Biblia

WHAT ARE YOU WORTH?—A DIALOGUE-SERMON ON WHAT WE OWE TO CHRIST

WHAT ARE YOU WORTH?—A DIALOGUE-SERMON ON WHAT WE OWE
TO CHRIST

Mother was talking to John. “What are you worth, John?” asked she.

John looked up rather indignantly. “Why, what do you mean, mother?” he asked.

“If any one wants to find out what he is worth, he must know what he owes and what he has to pay with, mustn’t he?”

“Yes, I suppose so,” said John, thoughtfully. “Well, then, I wonder if you are not in debt, and pretty heavily in debt, to Christ. Let’s see. In the first place, did your clothes cost you nothing,—not only the clothes you are wearing, but all your other clothes?”

“But I got these from you,” said John, “and not from Christ.”

“Yes,” replied his mother, “but it was Christ who made it possible for me to give them to you, and your clothes for all your life have certainly cost two hundred dollars.”

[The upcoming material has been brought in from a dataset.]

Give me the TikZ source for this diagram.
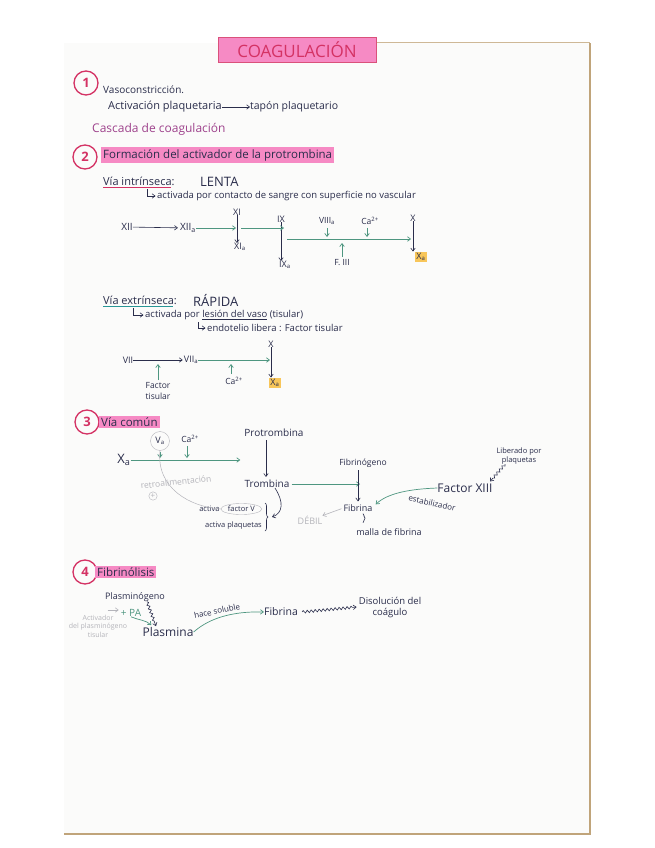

“Whew!” exclaimed John; “all that?”

“And then, how about your food? How many dollars’ worth do you eat in the course of a year? And then this house,—you have a share in that; and what did the house cost?”

“But you give me the food,” said John, “and this is your house.”

“Yes, but it was Christ who made the food in the first place, and gave it to me to give to you, and the same with the house. And then, there is your school. That large building some one had to pay for, and the teachers, and your schoolbooks. All of these cost money, and you owe for them, do you not? because you have never paid for them. And how many thousand dollars do you think it all counts up? It costs a good deal, you see, to build a little boy into a man.”

“Yes, I should say so,” said John.

“But that is not half all,” said his mother. “This town has to be managed partly for you. There must be police to keep it safe for you, the streets must be lighted, and the sidewalks kept up, and a thousand other things that cost money must be done partly for you.”

“I never thought I was so expensive,” sighed John.

“But,” his mother went on, “there are things that are worth much more than all the gold in the world. There is your health, that no doctor could give you if you lost it, though we paid him ever so much. There is the sun, better than all the gas-lights the town furnishes. There is the rain, that makes the food grow before it comes to us. There are the animals, that give us the clothes that we give to you. And, best of all, and more wonderful than all put together, there is the great love of Christ, which built the church for you, and keeps this home warm and cheery for you, and makes this town safe for you, and prepares a work for you to do in the world. And remember that all of these things for which you are so deeply in debt come, in the first place, from Christ, without whom, as the Bible says, nothing was made that has been made.”

“Then I owe all that?” said John. “How can I ever pay it?”

“You can never pay it,” his mother answered. “But there is one thing you can give to Christ with which he will be perfectly satisfied, and that is, yourself. He will take care of all this great debt of yours, and he has already taken care of it without your asking him. And now you can see, my boy, how little you are worth, and what you must do to become worth something.”